While you’re supposed to have fun on a date, Judaism doesn’t endorse dating for fun. The objective of dating is marriage—building a Jewish home with your partner.

The process for religious dating is constructed to meet that goal with as little emotional baggage, angst, and wear and tear on the heart and mind of the participants.

Here are six strategies for achieving your goal and marrying the right person.

1. Get a Recommendation


People can’t get hired nowadays without providing three references, so why would you consider marrying someone (or even dating them) without a few people vouching for them? You can also check in advance whether the issues that are deal-breakers are present so you don’t waste time dating someone who isn’t suitable. But what if you meet the person at an event? You can still ask for the phone number of a friend or colleague who would be willing to tell you a bit.

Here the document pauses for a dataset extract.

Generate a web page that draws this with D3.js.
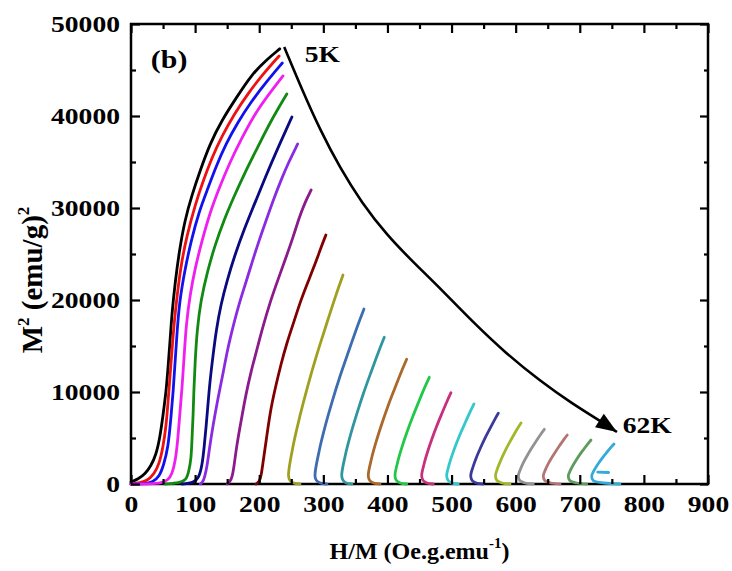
<!DOCTYPE html>
<html><head><meta charset="utf-8">
<script src="https://cdn.jsdelivr.net/npm/d3@7/dist/d3.min.js"></script>
<style>body{margin:0;background:#fff}</style>
</head><body><svg id="c" width="732" height="571"></svg>
<script>
// ---- data ----
const xTicks = [0,100,200,300,400,500,600,700,800,900];
const yTicks = [0,10000,20000,30000,40000,50000];
const xMinor = [50,150,250,350,450,550,650,750,850];
const yMinor = [5000,15000,25000,35000,45000];

const curve1 = [[0,220],[11,540],[22,1090],[31,1960],[39,3150],[45,5000],[50,7500],[55,10200],[58,12900],[61,15650],[64,18700],[69,21960],[75,25200],[84,28700],[95,31400],[108,34100],[123,36960],[142,39570],[164,41960],[189,44570],[211,46090],[232,47300]];
const curve2 = [[0,0],[14,110],[27,430],[36,1090],[44,2170],[50,4020],[55,6410],[58,9130],[61,11850],[64,14570],[67,17280],[72,20540],[78,23800],[87,26960],[100,30330],[112,32830],[126,35440],[142,37830],[161,40220],[183,42500],[206,44570],[231,46520]];
const curve3 = [[0,0],[22,0],[34,220],[44,760],[51,2070],[58,4020],[62,6960],[66,10220],[69,13480],[72,16740],[76,20000],[84,23260],[94,26520],[106,29570],[119,31960],[133,34570],[148,36960],[167,39350],[187,41520],[211,43700],[236,45760]];
const curve4 = [[0,0],[30,0],[48,110],[58,430],[64,1090],[69,2390],[73,4780],[76,7500],[80,10760],[83,14020],[86,17280],[92,20540],[100,23480],[111,26520],[123,29460],[137,32070],[153,34780],[172,37500],[192,40110],[214,42280],[237,44350]];
const curve5 = [[53,0],[76,110],[86,430],[90,1300],[94,2830],[95,4780],[97,7500],[98,10220],[100,13260],[103,16740],[109,20000],[119,23040],[131,25980],[145,28700],[161,31300],[178,33910],[197,36520],[218,39460],[243,42390]];
const curve6 = [[80,0],[97,110],[106,650],[111,2070],[114,3910],[117,6090],[120,8590],[123,11090],[128,14020],[133,16740],[140,19460],[150,22170],[162,24890],[176,27610],[192,30330],[209,33260],[229,36520],[251,39890]];
const curve7 = [[108,0],[112,220],[115,760],[119,2070],[122,3700],[128,6410],[136,9460],[144,12170],[151,14780],[159,17070],[168,19460],[178,21630],[189,24130],[200,26520],[211,28700],[222,30870],[234,33040],[246,35000],[260,36960]];
const curve8 = [[150,0],[154,220],[158,760],[161,2070],[165,4240],[172,6960],[179,9670],[187,12170],[197,14780],[206,17170],[217,19780],[229,22170],[242,24670],[253,26850],[262,28910],[271,30540],[281,31960]];
const curve9 = [[195,0],[200,220],[203,870],[206,2390],[211,4780],[217,7830],[225,10430],[234,13040],[243,15330],[254,17610],[265,20000],[276,21960],[289,24240],[296,25650],[304,27070]];
const curve10 = [[263.6,0],[253.8,109],[248.0,380],[245.7,870],[252.9,4147],[263.6,7424],[275.9,10702],[289.5,13979],[304.4,17256],[319.7,20533],[330.7,22718]];
const curve11 = [[305.7,0],[295.4,109],[289.3,380],[287.0,870],[293.5,3593],[303.0,6316],[314.1,9039],[326.3,11762],[339.7,14485],[353.5,17208],[363.4,19023]];
const curve12 = [[344.7,0],[335.9,109],[331.0,380],[328.7,870],[334.3,3131],[342.6,5393],[352.3,7654],[362.9,9916],[374.5,12177],[386.5,14438],[395.1,15946]];
const curve13 = [[388.4,0],[378.3,109],[372.4,380],[370.1,870],[375.2,2773],[382.7,4676],[391.4,6578],[400.9,8481],[411.4,10384],[422.2,12287],[430.0,13555]];
const curve14 = [[430.0,0],[420.0,109],[414.1,380],[411.8,870],[416.3,2479],[423.0,4088],[430.8,5698],[439.4,7307],[448.7,8916],[458.3,10525],[465.3,11598]];
const curve15 = [[471.5,0],[461.5,109],[455.7,380],[453.4,870],[457.3,2228],[463.0,3586],[469.6,4944],[476.9,6302],[484.9,7661],[493.2,9019],[499.1,9924]];
const curve16 = [[510.5,0],[500.5,109],[494.7,380],[492.4,870],[496.0,2044],[501.3,3218],[507.5,4392],[514.3,5566],[521.8,6740],[529.5,7913],[535.0,8696]];
const curve17 = [[549.5,0],[538.7,109],[532.2,380],[529.9,870],[533.6,1892],[538.9,2915],[545.2,3937],[552.0,4959],[559.6,5981],[567.3,7004],[572.9,7685]];
const curve18 = [[591.2,0],[578.7,109],[570.8,380],[568.5,870],[571.9,1734],[576.9,2598],[582.6,3462],[589.0,4327],[595.9,5191],[603.1,6055],[608.3,6631]];
const curve19 = [[627.5,0],[614.6,109],[606.4,380],[604.1,870],[607.6,1631],[612.6,2393],[618.5,3154],[625.0,3916],[632.1,4677],[639.4,5438],[644.7,5946]];
const curve20 = [[669.2,0],[654.8,109],[645.4,380],[643.1,870],[646.3,1538],[650.9,2207],[656.4,2875],[662.4,3544],[668.9,4212],[675.6,4880],[680.5,5326]];
const curve21 = [[710.8,0],[695.0,109],[684.4,380],[682.1,870],[685.1,1457],[689.5,2044],[694.7,2631],[700.3,3218],[706.5,3805],[712.9,4392],[717.5,4783]];
const curve22 = [[762.7,0],[738.4,109],[720.9,380],[718.6,870],[721.6,1392],[725.9,1913],[731.0,2435],[736.5,2957],[742.6,3479],[748.9,4000],[753.4,4348]];
const curve22b = [[728,1300],[745,1250]];

const curves = [curve1,curve2,curve3,curve4,curve5,curve6,curve7,curve8,curve9,curve10,curve11,
                curve12,curve13,curve14,curve15,curve16,curve17,curve18,curve19,curve20,curve21,curve22];
const colors = ["#000000","#ee1111","#1111ee","#f01ef0","#118a11","#0a0a80","#8a2be2","#8b1a8b","#800000",
                "#a0a020","#3d6db0","#2f96a0","#a8692a","#22c848","#c8307f","#33c8cc","#3a3a9a","#a2b82a",
                "#929292","#b47474","#5f9a5f","#33aad8"];

const arrowPts = [[239,47500],[267,42830],[295,38480],[326,34350],[360,30550],[399,27070],[440,24130],[482,21300],[533,17610],[586,14130],[638,11200],[689,8700],[727,7070],[758,5650]];
const labels = [{t:"(b)",x:31,y:45220,s:26},{t:"5K",x:271,y:45870,s:24},{t:"62K",x:767,y:5540,s:24}];

// ---- drawing ----
const svg = d3.select("#c");
const L=131, R=708, T=24, B=484;
const x = d3.scaleLinear().domain([0,900]).range([L,R]);
const y = d3.scaleLinear().domain([0,50000]).range([B,T]);
const font = "'Liberation Serif','Times New Roman',serif";
const SX = 1.15;

svg.append("rect").attr("width",732).attr("height",571).attr("fill","#fff");

// frame
svg.append("rect").attr("x",L).attr("y",T).attr("width",R-L).attr("height",B-T)
  .attr("fill","none").attr("stroke","#000").attr("stroke-width",2.5);

// curves
const lineSmooth = d3.line().x(d=>x(d[0])).y(d=>y(d[1])).curve(d3.curveBasis);
const line = d3.line().x(d=>x(d[0])).y(d=>y(d[1])).curve(d3.curveCatmullRom.alpha(0.5));
curves.forEach((c,i)=>{
  svg.append("path").attr("d",(i<9?lineSmooth:line)(c)).attr("fill","none").attr("stroke",colors[i])
    .attr("stroke-width",2.8).attr("stroke-linecap","round").attr("stroke-linejoin","round");
});
svg.append("path").attr("d",line(curve22b)).attr("fill","none").attr("stroke",colors[21])
  .attr("stroke-width",2.8).attr("stroke-linecap","round");

// axes
function styleAxis(g){
  g.select(".domain").remove();
  g.selectAll(".tick line").attr("stroke","#000").attr("stroke-width",2.2);
  g.selectAll("text").attr("font-family",font).attr("font-weight","bold").attr("font-size",24).attr("fill","#000");
}
function stretch(g){
  g.selectAll(".tick text").each(function(){
    const t=d3.select(this);
    const tx=+t.attr("x")||0, ty=+t.attr("y")||0;
    t.attr("transform",`translate(${tx},${ty}) scale(${SX},1) translate(${-tx},${-ty})`);
  });
}
svg.append("g").attr("transform",`translate(0,${B})`)
  .call(d3.axisBottom(x).tickValues(xTicks).tickSize(-9).tickPadding(11).tickFormat(d3.format("d"))).call(styleAxis).call(stretch);
svg.append("g").attr("transform",`translate(0,${B})`)
  .call(d3.axisBottom(x).tickValues(xMinor).tickSize(-5).tickFormat("")).call(styleAxis);
svg.append("g").attr("transform",`translate(0,${T})`)
  .call(d3.axisTop(x).tickValues(xTicks).tickSize(-9).tickFormat("")).call(styleAxis);
svg.append("g").attr("transform",`translate(0,${T})`)
  .call(d3.axisTop(x).tickValues(xMinor).tickSize(-5).tickFormat("")).call(styleAxis);
svg.append("g").attr("transform",`translate(${L},0)`)
  .call(d3.axisLeft(y).tickValues(yTicks).tickSize(-9).tickPadding(11).tickFormat(d3.format("d"))).call(styleAxis).call(stretch);
svg.append("g").attr("transform",`translate(${L},0)`)
  .call(d3.axisLeft(y).tickValues(yMinor).tickSize(-5).tickFormat("")).call(styleAxis);
svg.append("g").attr("transform",`translate(${R},0)`)
  .call(d3.axisRight(y).tickValues(yTicks).tickSize(-8).tickFormat("")).call(styleAxis);
svg.append("g").attr("transform",`translate(${R},0)`)
  .call(d3.axisRight(y).tickValues(yMinor).tickSize(-4).tickFormat("")).call(styleAxis);

// arrow
svg.append("path").attr("d",lineSmooth(arrowPts)).attr("fill","none").attr("stroke","#000").attr("stroke-width",2.6);
{
  const p1 = arrowPts[arrowPts.length-2], p2 = arrowPts[arrowPts.length-1];
  const ax=x(p1[0]), ay=y(p1[1]), bx=x(p2[0]), by=y(p2[1]);
  const a=Math.atan2(by-ay,bx-ax), len=21, hw=8;
  const bx0=bx-len*Math.cos(a), by0=by-len*Math.sin(a);
  const pts=[[bx,by],[bx0+hw*Math.sin(a),by0-hw*Math.cos(a)],[bx0-hw*Math.sin(a),by0+hw*Math.cos(a)]];
  svg.append("polygon").attr("points",pts.map(p=>p.join(",")).join(" ")).attr("fill","#000");
}

// annotations
labels.forEach(l=>{
  svg.append("text").attr("transform",`translate(${x(l.x)},${y(l.y)}) scale(${SX},1)`).text(l.t)
    .attr("font-family",font).attr("font-weight","bold").attr("font-size",l.s).attr("fill","#000");
});

// axis titles
const xt = svg.append("text").attr("x",(L+R)/2).attr("y",559).attr("text-anchor","middle")
  .attr("font-family",font).attr("font-weight","bold").attr("font-size",24).attr("fill","#000");
xt.append("tspan").text("H/M (Oe.g.emu");
xt.append("tspan").text("-1").attr("font-size",15).attr("dy",-11);
xt.append("tspan").text(")").attr("dy",11);

const yt = svg.append("text").attr("transform","translate(42,280) rotate(-90)").attr("text-anchor","middle")
  .attr("font-family",font).attr("font-weight","bold").attr("font-size",29).attr("fill","#000");
yt.append("tspan").text("M");
yt.append("tspan").text("2").attr("font-size",17).attr("dy",-13);
yt.append("tspan").text(" (emu/g)").attr("dy",13);
yt.append("tspan").text("2").attr("font-size",17).attr("dy",-13);
</script>
</body></html>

2. No Touching, No Pressure


Intimacy in Judaism is reserved for marriage; it’s not a path to marriage. Keeping the relationship platonic allows you to get to know the other person without being confused by your hormones. So no good-night kiss, no holding hands, no brushing the hair off her face or the crumbs from his lips. And it goes without saying, nothing even more intimate. When you take physical intimacy out of the equation, there’s a lot less pressure and fewer expectations. While physical attraction is important, not being physical builds a pleasant tension that can offer clarity instead of confusion. It also upholds the value and specialness of intimacy within marriage, with the person that you have decided to commit to share your life.

3. In the Public Eye


In order to ensure that things stay on course, it’s best if meetings take place in public places. That protects you from getting into a situation that might lead to unwanted intimacy. It also helps you see how the other person treats people in a public venue—waiters, the homeless, friends they might meet. And if for some reason you need to make a quick exit, you can.

4. Focused Activities


When you date for marriage, your focus should be on the person you’re with, not the activity. You want to learn about the person as much as possible. That’s best done through talking and spending one-on-one time together without the distraction of loud music, entertainment or other people. Though it’s obviously a good idea to see a person in different situations, taking a quiet walk together, sitting in a hotel lobby or having coffee in a restaurant allows you to get to know each other in a relaxed and unhurried manner. Give your date your full attention and get theirs. You should feel comfortable talking to each other; the conversation should flow naturally and the discussion should be respectful.

5. Look for Common Values


While having a good sense of humor and similar tastes in food is nice, you are looking for a potential spouse with common goals and values. Although there are areas where opposites complement each other, you should be on the same page regarding significant issues like:

  • What religious values do you want to instill in your family?
  • What kind of community do you want to live in?
  • Are you thinking of having a lot of children or a few?
  • What are your thoughts on how to educate your children?
  • How important is making money versus family time?
  • Do you have the same mindset about debt and spending?
  • Are there any issues you should know about: addictions, health problems, dysfunction in the family?
  • How prominently are your friends and extended family going to figure in your life when you’re married?
  • What is the division of labor in your family, and do you want to emulate it?

Though some scenarios can’t be negotiated because they can’t be predicted at this point, discussing these issues is important to determine whether you have the same destination in mind so you can be fellow travelers on the same road (detours notwithstanding).

6. Family First


Congratulations, you think this might be the one! Before you drink a l’chaim, it might be a good idea to have your intended meet some family and close friends (providing you have healthy relationships with them). They know you well and sometimes what’s best for you better than you do. They’ll be looking at your potential mate with a more critical eye (minus the stardust) and can alert you to any red flags you might have missed or give you the extra confidence to go ahead with the most important decision of your life.

Mazel tov! Wishing you a joyous celebration of your diamond anniversary together.